A six-year limitation period likely does apply to section 214 wrongful trading claims however given:

  • The only remedy available under section 214 is monetary so the “look and see” approach is not relevant to it and it is not a section that confers a very wide discretion on the court
  • The Supreme Court did not state that Farmizer had been wrongly decided (distinguished not disapproved as per the WLR report).

As regards whether a 12-year limitation period is imposed on section 238 (TUV), section 239 (preference), or section 423 (transaction defrauding creditors) claims, this depends:

  • Firstly on whether the statutory provision creates an obligation or confers a wide jurisdiction on the court to grant relief in respect of a state of affairs.
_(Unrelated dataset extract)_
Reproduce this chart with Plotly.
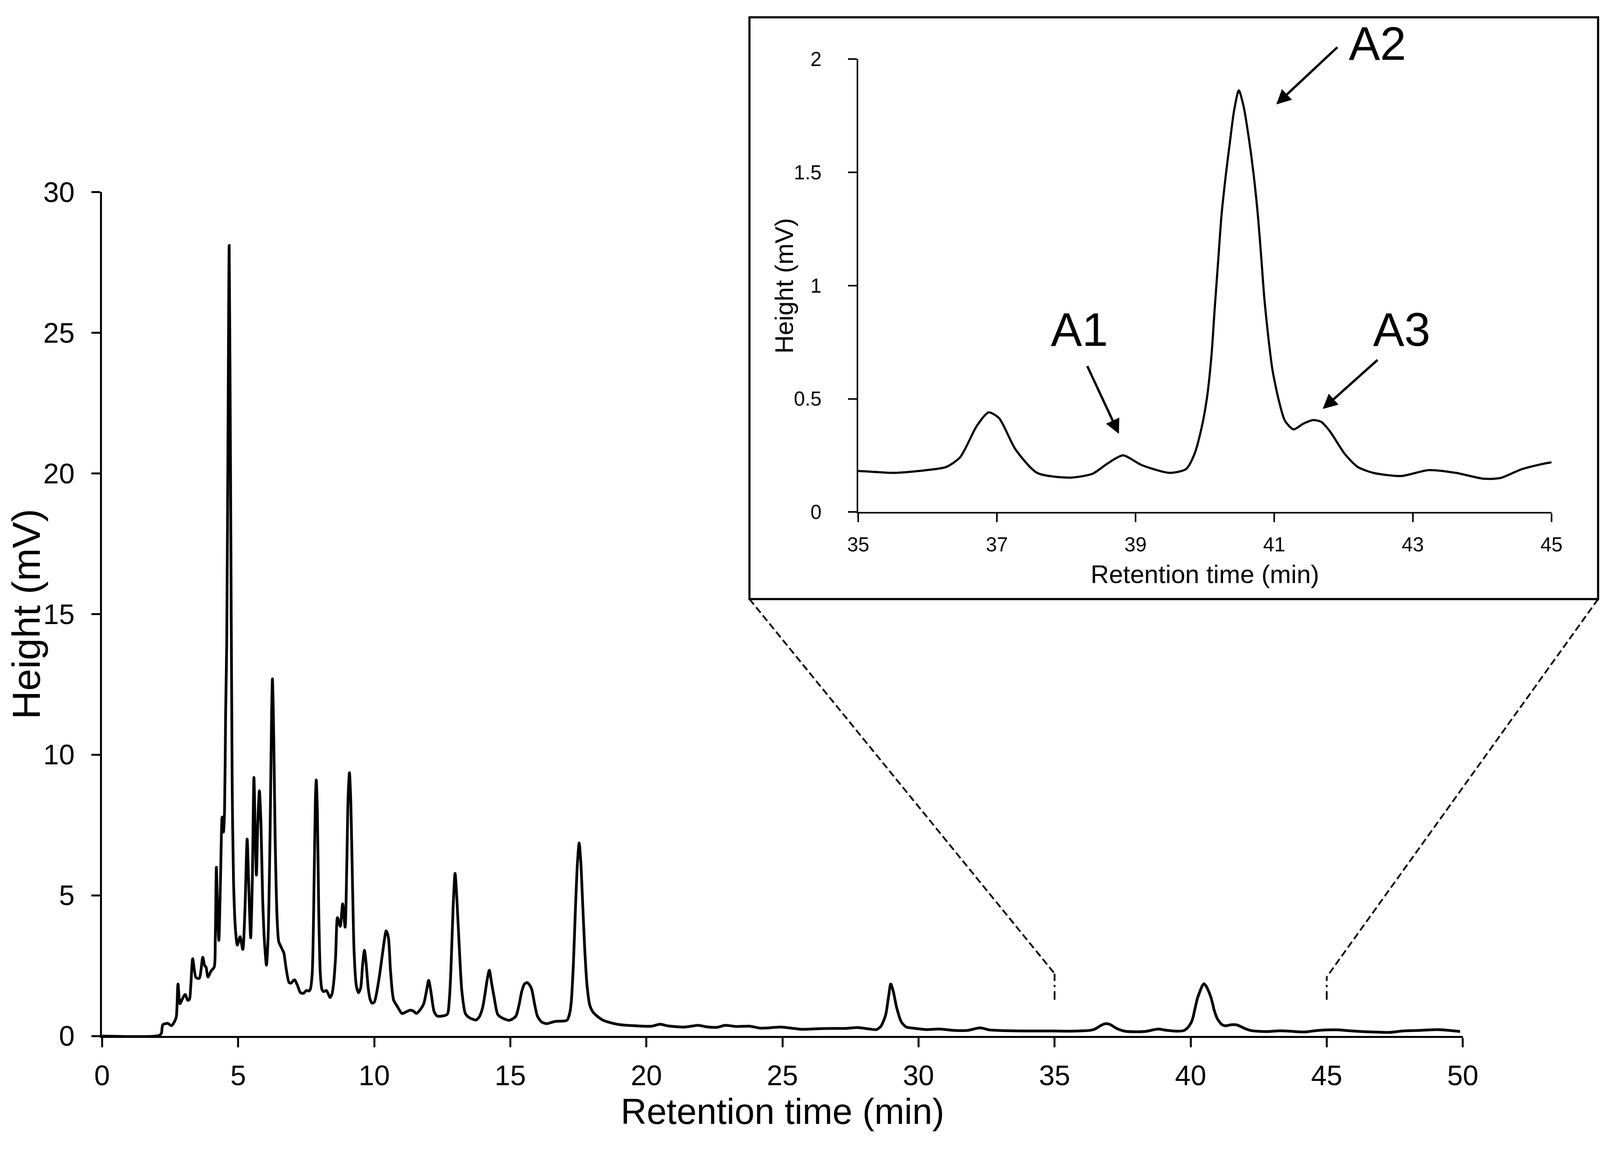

In this regard Catherine Addy KC and Rebecca Page KC suggest there may be a distinction between relief under section 423 and relief under section 238 and 239 on the ground that section 423 is on terms that the court “may” grant relief whereas section 238 and 239 are on terms that the court “shall” make an order where the requirements for the section are satisfied – the mandatory character of section 238 and 239 may distinguish them from section 994 and section 423: see their illuminating case note on the Maitland Chambers website.
  • Secondly, even if it is the case that the mandatory wording of the statutory provision has the effect of creating an obligation for this purpose, to establish that the claim is subject to a 12 year limitation period under section 8 the respondent will additionally need to establish that the view of Lloyd-Jones and Briggs is to be preferred to the view of Hodge and Richards (see (4) above), sc. that the section 8 12 year limitation bar can still apply notwithstanding that these sections permit the court to order non-monetary relief.